**Written task:** Exactly the lines from the start of the data below through the line that contains "(title) at (313,376)" are to be copied, with pictures left out.

**Extracted information:**
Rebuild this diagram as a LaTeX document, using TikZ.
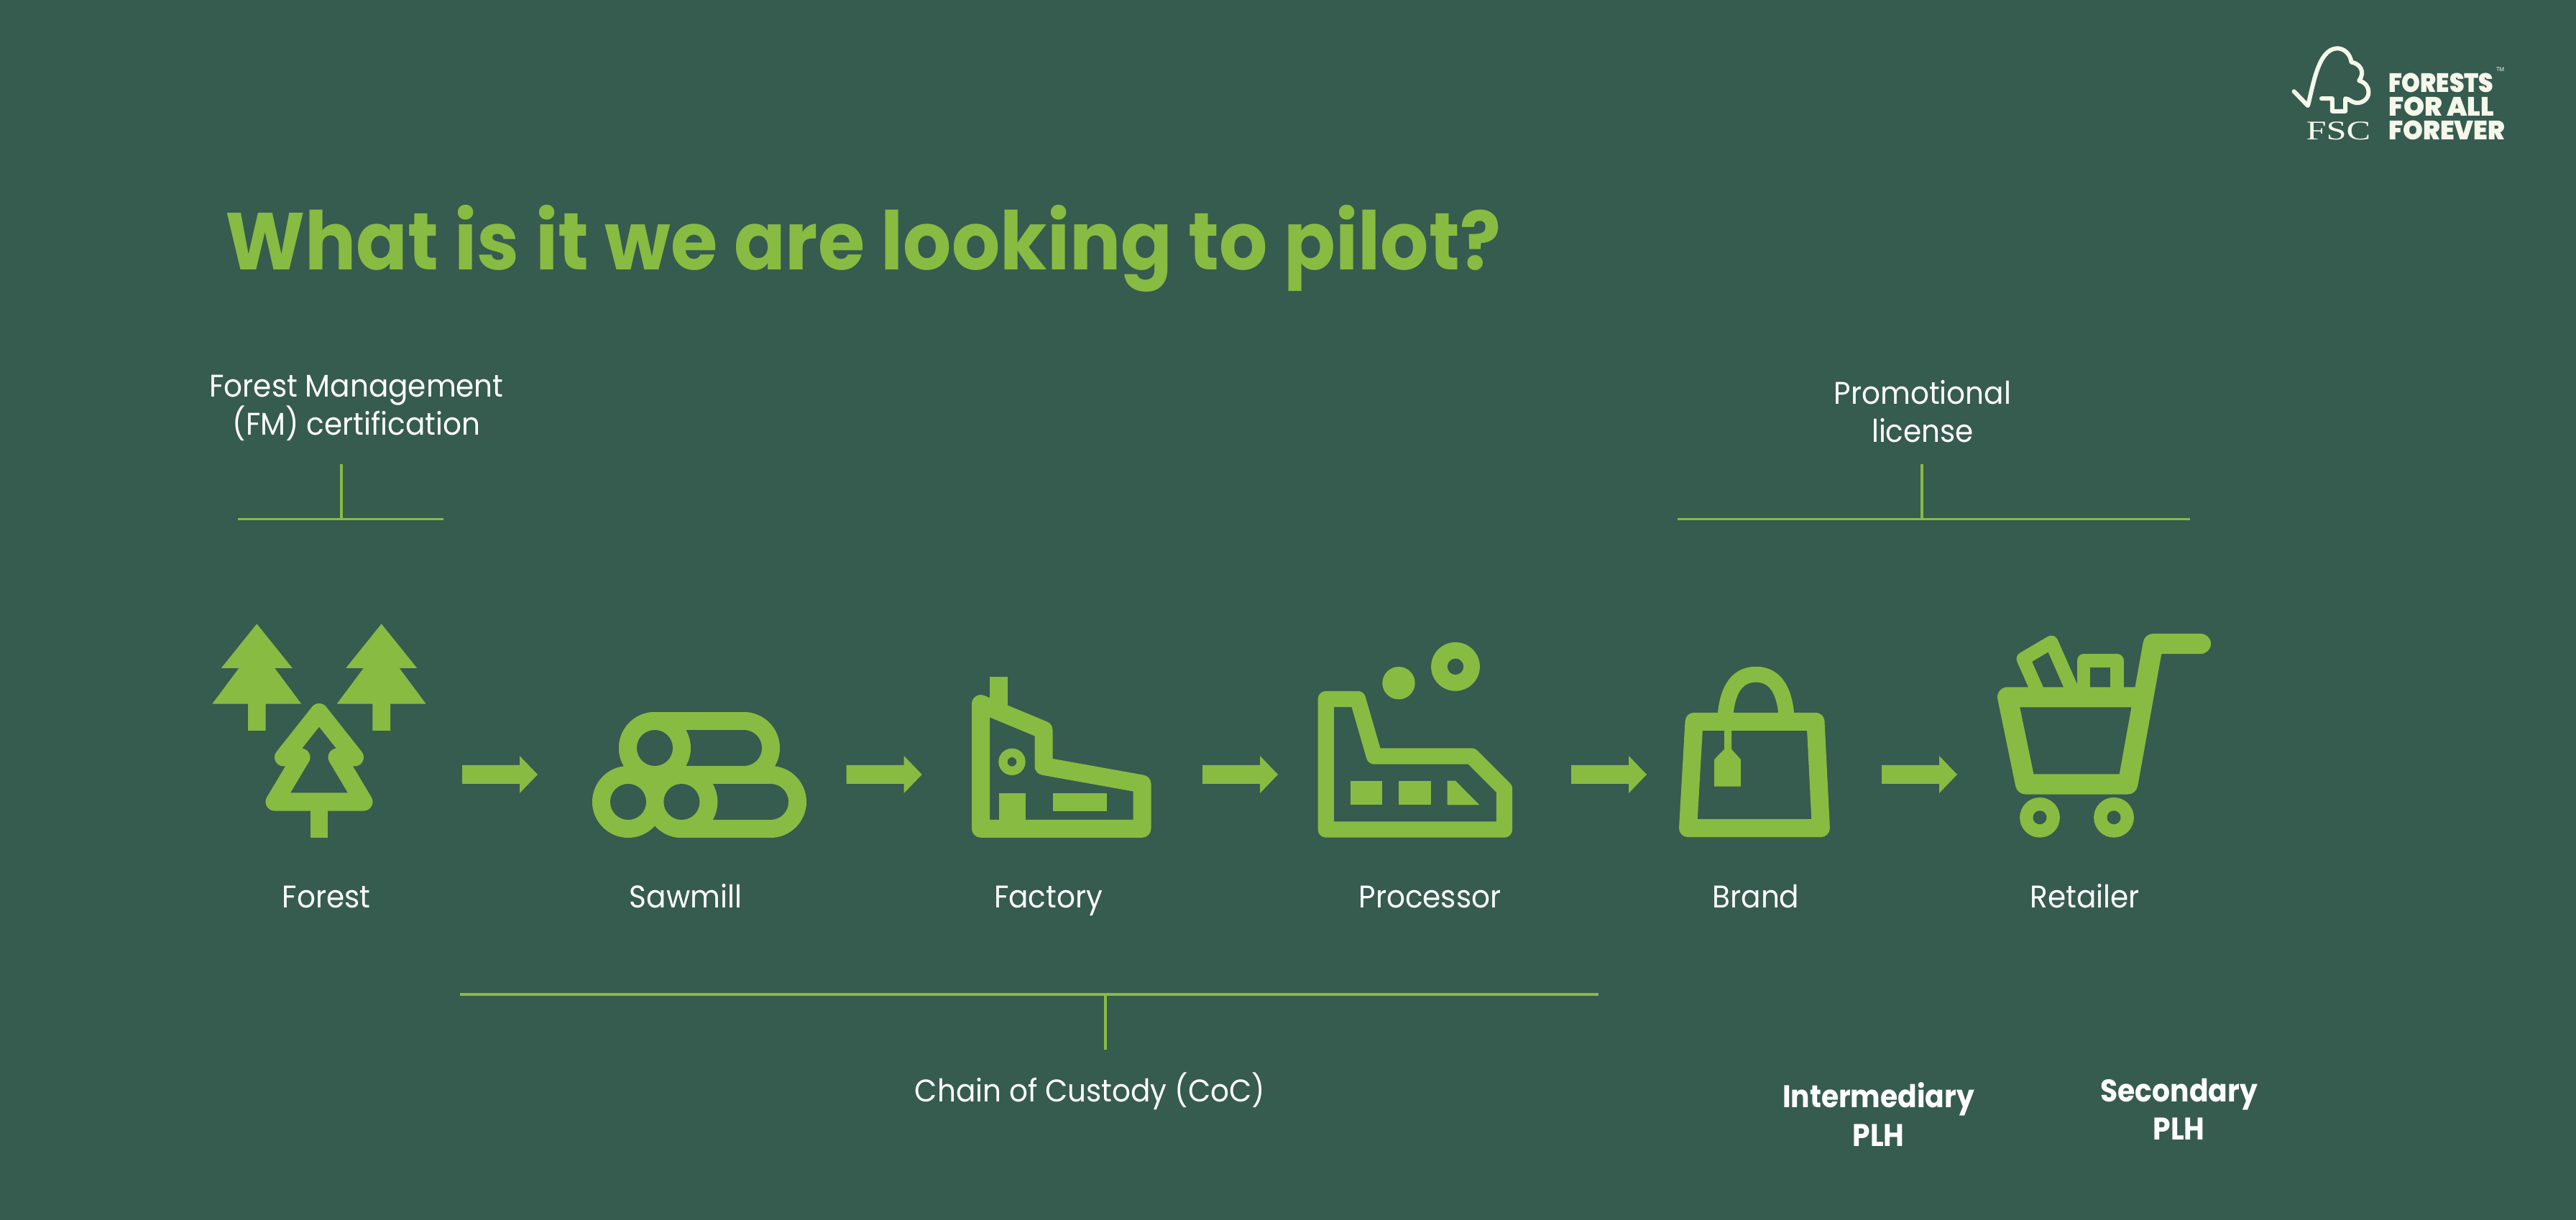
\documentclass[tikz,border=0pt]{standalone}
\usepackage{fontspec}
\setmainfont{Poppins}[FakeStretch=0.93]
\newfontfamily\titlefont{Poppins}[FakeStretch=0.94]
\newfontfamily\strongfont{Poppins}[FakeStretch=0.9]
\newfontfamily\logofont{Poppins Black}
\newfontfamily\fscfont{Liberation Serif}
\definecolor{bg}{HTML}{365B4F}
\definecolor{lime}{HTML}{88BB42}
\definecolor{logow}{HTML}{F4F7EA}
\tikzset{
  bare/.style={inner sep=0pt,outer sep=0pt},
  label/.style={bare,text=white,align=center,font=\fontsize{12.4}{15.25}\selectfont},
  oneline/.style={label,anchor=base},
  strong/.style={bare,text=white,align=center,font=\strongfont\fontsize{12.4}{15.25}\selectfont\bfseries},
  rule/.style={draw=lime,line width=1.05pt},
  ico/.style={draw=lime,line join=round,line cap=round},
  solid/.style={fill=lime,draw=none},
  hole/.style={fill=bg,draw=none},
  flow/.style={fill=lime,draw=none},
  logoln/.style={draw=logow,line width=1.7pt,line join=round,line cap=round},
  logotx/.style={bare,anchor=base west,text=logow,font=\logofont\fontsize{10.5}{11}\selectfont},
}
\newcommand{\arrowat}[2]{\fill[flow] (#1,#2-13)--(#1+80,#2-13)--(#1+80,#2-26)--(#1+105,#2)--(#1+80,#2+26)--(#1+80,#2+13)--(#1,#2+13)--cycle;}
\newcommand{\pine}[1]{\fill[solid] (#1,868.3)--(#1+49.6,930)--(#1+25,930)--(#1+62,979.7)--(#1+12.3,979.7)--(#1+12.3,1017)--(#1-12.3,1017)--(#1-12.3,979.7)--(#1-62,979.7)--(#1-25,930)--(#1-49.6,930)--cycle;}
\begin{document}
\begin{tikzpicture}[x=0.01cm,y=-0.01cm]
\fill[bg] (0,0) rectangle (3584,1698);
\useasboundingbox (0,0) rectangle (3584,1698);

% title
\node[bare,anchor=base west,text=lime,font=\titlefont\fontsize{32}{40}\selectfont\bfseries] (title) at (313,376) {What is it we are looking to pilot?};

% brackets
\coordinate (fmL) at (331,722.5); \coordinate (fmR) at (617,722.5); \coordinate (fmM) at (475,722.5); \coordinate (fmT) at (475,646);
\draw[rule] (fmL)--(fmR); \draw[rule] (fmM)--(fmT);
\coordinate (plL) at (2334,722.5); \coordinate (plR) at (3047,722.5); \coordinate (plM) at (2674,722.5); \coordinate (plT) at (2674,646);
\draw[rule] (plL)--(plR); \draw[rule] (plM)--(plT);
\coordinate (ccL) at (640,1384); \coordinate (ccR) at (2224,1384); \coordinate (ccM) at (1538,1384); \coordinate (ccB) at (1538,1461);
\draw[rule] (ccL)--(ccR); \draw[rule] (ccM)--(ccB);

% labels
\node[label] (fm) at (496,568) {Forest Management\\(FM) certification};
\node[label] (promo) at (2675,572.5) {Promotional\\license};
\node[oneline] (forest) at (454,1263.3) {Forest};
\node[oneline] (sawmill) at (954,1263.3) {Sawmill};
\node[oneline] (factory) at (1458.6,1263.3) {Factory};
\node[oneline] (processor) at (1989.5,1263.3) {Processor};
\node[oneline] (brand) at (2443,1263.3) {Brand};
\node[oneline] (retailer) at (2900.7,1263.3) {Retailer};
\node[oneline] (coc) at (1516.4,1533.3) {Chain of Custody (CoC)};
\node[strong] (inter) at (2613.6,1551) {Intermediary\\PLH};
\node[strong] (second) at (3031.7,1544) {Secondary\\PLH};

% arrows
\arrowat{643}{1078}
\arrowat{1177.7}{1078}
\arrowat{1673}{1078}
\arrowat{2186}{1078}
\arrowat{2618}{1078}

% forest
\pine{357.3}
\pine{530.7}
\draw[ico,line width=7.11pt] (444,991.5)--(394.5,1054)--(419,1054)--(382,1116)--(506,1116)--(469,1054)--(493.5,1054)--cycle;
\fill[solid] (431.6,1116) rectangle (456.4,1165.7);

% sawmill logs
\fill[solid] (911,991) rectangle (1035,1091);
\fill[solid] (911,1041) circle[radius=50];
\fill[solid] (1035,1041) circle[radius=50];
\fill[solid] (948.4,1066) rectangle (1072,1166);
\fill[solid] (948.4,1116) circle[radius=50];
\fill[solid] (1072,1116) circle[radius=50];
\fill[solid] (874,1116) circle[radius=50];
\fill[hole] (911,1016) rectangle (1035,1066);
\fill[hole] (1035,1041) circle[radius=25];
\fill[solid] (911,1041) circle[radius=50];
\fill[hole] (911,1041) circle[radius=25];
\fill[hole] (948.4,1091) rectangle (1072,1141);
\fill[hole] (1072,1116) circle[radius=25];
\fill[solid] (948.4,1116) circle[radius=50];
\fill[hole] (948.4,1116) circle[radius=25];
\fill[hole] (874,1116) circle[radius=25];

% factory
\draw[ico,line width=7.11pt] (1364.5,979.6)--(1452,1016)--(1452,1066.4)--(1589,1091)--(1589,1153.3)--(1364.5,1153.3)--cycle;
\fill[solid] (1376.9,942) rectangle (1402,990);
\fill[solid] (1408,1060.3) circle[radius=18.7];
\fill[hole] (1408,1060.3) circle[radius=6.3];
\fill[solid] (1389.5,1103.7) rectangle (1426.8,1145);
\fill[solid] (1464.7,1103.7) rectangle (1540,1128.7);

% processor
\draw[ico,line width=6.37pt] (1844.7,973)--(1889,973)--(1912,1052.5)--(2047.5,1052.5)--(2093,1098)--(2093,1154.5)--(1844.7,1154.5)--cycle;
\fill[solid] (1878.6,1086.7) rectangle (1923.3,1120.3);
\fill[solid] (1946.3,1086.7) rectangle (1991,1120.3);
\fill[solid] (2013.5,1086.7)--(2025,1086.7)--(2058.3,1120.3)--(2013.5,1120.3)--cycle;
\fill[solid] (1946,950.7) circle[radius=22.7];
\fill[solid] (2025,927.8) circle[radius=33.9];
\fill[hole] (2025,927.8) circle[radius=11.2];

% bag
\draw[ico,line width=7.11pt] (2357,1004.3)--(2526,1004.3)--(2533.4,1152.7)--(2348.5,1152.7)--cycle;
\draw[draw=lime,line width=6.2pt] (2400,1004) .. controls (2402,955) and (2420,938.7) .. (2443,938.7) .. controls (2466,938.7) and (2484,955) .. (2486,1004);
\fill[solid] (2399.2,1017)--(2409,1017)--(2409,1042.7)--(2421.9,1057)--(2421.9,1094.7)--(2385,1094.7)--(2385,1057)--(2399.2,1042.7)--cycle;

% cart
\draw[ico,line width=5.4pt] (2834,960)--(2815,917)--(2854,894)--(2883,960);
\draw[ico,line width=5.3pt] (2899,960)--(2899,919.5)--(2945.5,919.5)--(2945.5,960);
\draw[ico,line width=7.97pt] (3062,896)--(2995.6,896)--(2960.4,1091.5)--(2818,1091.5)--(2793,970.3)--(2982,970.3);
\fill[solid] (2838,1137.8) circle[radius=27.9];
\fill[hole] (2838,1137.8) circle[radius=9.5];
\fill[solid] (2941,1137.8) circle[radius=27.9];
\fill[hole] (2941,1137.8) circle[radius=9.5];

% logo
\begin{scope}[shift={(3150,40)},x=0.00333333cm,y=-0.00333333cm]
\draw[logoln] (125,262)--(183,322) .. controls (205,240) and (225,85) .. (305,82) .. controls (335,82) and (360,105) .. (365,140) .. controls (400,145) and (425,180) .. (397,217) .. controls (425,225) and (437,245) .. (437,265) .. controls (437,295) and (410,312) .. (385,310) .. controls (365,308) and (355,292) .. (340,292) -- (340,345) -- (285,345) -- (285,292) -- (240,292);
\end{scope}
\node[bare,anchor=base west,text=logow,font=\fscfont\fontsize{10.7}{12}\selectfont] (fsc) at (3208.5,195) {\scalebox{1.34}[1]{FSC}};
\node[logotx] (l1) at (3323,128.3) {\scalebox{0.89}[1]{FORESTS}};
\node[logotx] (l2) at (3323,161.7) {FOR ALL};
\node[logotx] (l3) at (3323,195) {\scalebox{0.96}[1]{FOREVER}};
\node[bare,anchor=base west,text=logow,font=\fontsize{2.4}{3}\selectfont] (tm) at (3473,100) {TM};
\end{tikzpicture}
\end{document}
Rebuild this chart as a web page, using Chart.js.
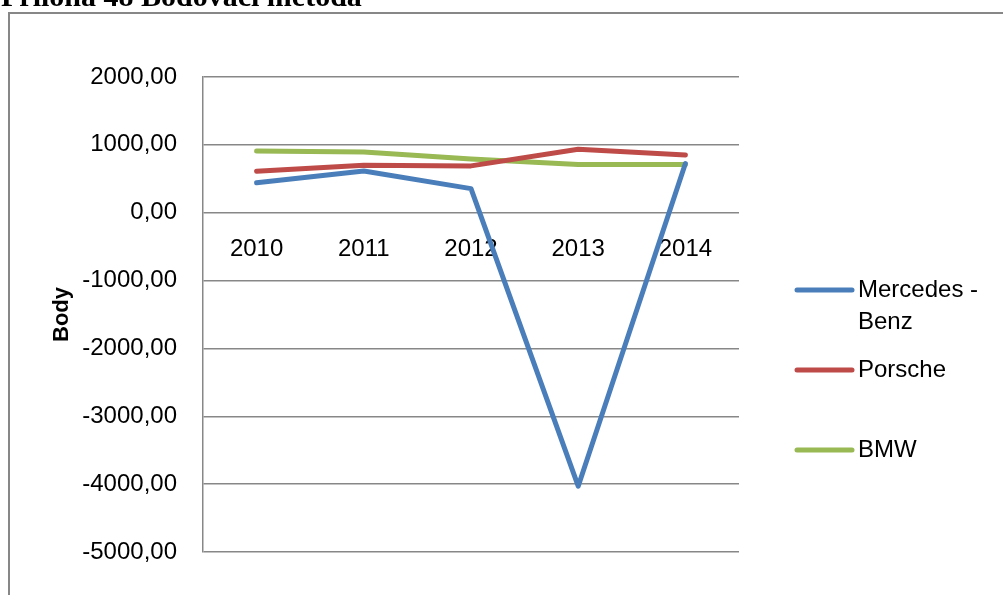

**Expected answer:**
Rebuild this diagram as a LaTeX document, using TikZ.
\documentclass[tikz,border=0pt]{standalone}
\usepackage{fontspec}
\setmainfont{Poppins}[FakeStretch=0.93]
\newfontfamily\titlefont{Poppins}[FakeStretch=0.94]
\newfontfamily\strongfont{Poppins}[FakeStretch=0.9]
\newfontfamily\logofont{Poppins Black}
\newfontfamily\fscfont{Liberation Serif}
\definecolor{bg}{HTML}{365B4F}
\definecolor{lime}{HTML}{88BB42}
\definecolor{logow}{HTML}{F4F7EA}
\tikzset{
  bare/.style={inner sep=0pt,outer sep=0pt},
  label/.style={bare,text=white,align=center,font=\fontsize{12.4}{15.25}\selectfont},
  oneline/.style={label,anchor=base},
  strong/.style={bare,text=white,align=center,font=\strongfont\fontsize{12.4}{15.25}\selectfont\bfseries},
  rule/.style={draw=lime,line width=1.05pt},
  ico/.style={draw=lime,line join=round,line cap=round},
  solid/.style={fill=lime,draw=none},
  hole/.style={fill=bg,draw=none},
  flow/.style={fill=lime,draw=none},
  logoln/.style={draw=logow,line width=1.7pt,line join=round,line cap=round},
  logotx/.style={bare,anchor=base west,text=logow,font=\logofont\fontsize{10.5}{11}\selectfont},
}
\newcommand{\arrowat}[2]{\fill[flow] (#1,#2-13)--(#1+80,#2-13)--(#1+80,#2-26)--(#1+105,#2)--(#1+80,#2+26)--(#1+80,#2+13)--(#1,#2+13)--cycle;}
\newcommand{\pine}[1]{\fill[solid] (#1,868.3)--(#1+49.6,930)--(#1+25,930)--(#1+62,979.7)--(#1+12.3,979.7)--(#1+12.3,1017)--(#1-12.3,1017)--(#1-12.3,979.7)--(#1-62,979.7)--(#1-25,930)--(#1-49.6,930)--cycle;}
\begin{document}
\begin{tikzpicture}[x=0.01cm,y=-0.01cm]
\fill[bg] (0,0) rectangle (3584,1698);
\useasboundingbox (0,0) rectangle (3584,1698);

% title
\node[bare,anchor=base west,text=lime,font=\titlefont\fontsize{32}{40}\selectfont\bfseries] (title) at (313,376) {What is it we are looking to pilot?};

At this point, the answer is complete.